Maybe the silence means the matter was handled privately and responsibly. Maybe it means something else.
What We Are Looking For
The Frank Report received tips alleging that Rachel Grynberg has engaged in a pattern of aggressive litigation and destruction of business relationships since taking control of the Grynberg empire. We reviewed the materials those tipsters provided. Most of it documented Jack Grynberg’s legendary litigation history — not Rachel’s. What we were not given was a single case filed by Rachel Grynberg against any third party since she took control. Not one.
That does not mean such cases do not exist. The Grynberg family operates behind a wall of sealed records and corporate privacy. But tips dressed up as Jack’s old court filings do not get the job done. If people have been harmed by Rachel Grynberg’s stewardship of these companies, the evidence needs to be specific — case numbers, jurisdictions, names.
We are specifically seeking information on two fronts.
First, the disposition of the sexual harassment and assault lawsuit filed by Smith, Yzaguirre, and Alvarez in Douglas County. Was it settled? On what terms? Did the Grynberg family companies participate? Were non-disclosure agreements signed?
Second, the current status of Terence Burns and Roger Jatco. Once the Grynberg children took control, Burns and Jatco became their employees. Burns was accused under oath of telling a victim to stay quiet. Jatco was accused of knowing about the pattern and doing nothing. Did Rachel fire them? Did she keep them? The answer tells you something about what kind of company she chose to run.
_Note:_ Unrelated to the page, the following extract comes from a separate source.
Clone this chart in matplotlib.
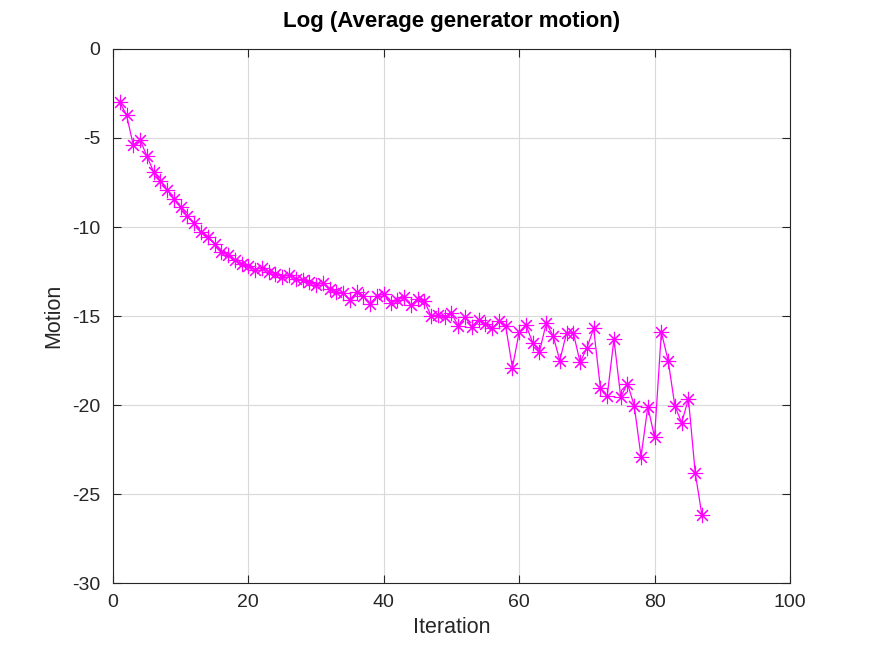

Jack Grynberg built his fortune by fighting companies that were bigger than he was. His daughter inherited that fortune by fighting the man who built it. Whether the women her father allegedly victimized were taken care of or thrown away is a question the family has never answered.
We invite Rachel Grynberg to contact The Frank Report at any time with her perspective. If she took care of those women, she should say so. If confidentiality agreements prevent her from discussing the terms, a simple acknowledgment that those women existed and that their experience mattered would cost nothing.